Ma era colpa dei missionari, se le autorità politiche sfruttavano ogni occasione per creare ed estendere i propri possedimenti coloniali a spese delle popolazioni indigene?
Piuttosto, ci sembra che un’altra critica si possa rivolger all’opera delle missioni cristiane: quella di aver contribuito alla deculturazione di quei popoli, di aver demonizzato indiscriminatamente le loro credenze religiose e, talvolta, di averne sovvertito la morale, giudicandola in base ad aspetti esteriori e senza conoscere bene le circostanze che avevano portato al consolidarsi di determinati costumi (come quello di abbandonare gli anziani, al sopraggiungere dell’inverno, da parte degli Inuit e di alcune tribù amerindie della regione artica canadese).
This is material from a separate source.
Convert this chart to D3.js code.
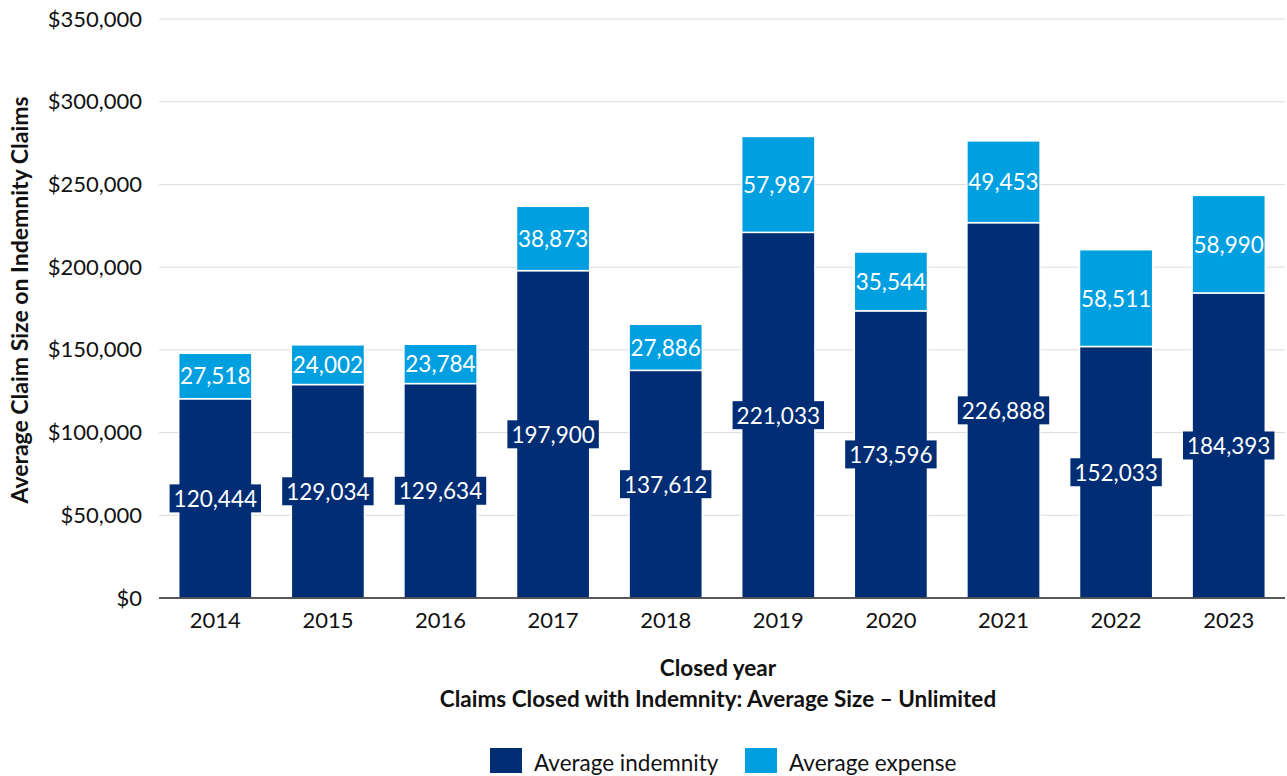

Tuttavia, cerchiamo di essere onesti: agivano con più tatto, con più discrezione, con maggiore rispetto per le credenze indigene, gli esponenti della cultura laica europea, a cominciare dagli scienziati: naturalisti, medici, studiosi di etnologia e di lingue? O non è forse vero che, in diversi casi, furono proprio i missionari a offrire agli indigeni un minimo di protezione contro le prepotenze dei loro connazionali armati di spada, dei commercianti di schiavi, come è il caso delle famose “reducciones” dei gesuiti nel Paraguay, durante il XVII e XVIII secolo? E che furono proprio essi a salvare il salvabile delle culture native - lingua, letteratura orale, mitologia - prima che il diluvio della occidentalizzazione le facesse scomparire; talvolta fisicamente, come nel caso degli sventurati Tasmaniani sotto l’incalzare della colonizzazione inglese, altre volte culturalmente e spiritualmente, come per gli Amerindi del Nord America.
Dunque, onestà vuole si riconosca che l’opera dei missionari cristiani non fu solo negativa; che, in ogni caso, essa fu in linea con l’atteggiamento culturale europeo dei secoli passati, e, non di rado, più umana e illuminata di quanto lo fosse il comportamento dei loro connazionali laici, i quali certo  non si recavano in lontani continenti per fini puramente spirituali; e che, se furono commessi degli errori - e questo è innegabile -, furono fatte anche molte cose buone, aiutando quei popoli a inserirsi in modo un po’ meno traumatico, dove possibile, nel grande flusso della civilizzazione occidentale; e, dove era ormai troppo tardi - come fra gli indigeni della Terra del Fuoco, presso i quali operavano particolarmente i Salesiani -, assistendoli spiritualmente nella loro tragedia finale e aiutandoli a spegnersi con dignità.
E questo dovrebbero avere l’onestà di riconoscerlo, i nostri intellettuali laicisti del Pensiero Unico oggi imperante.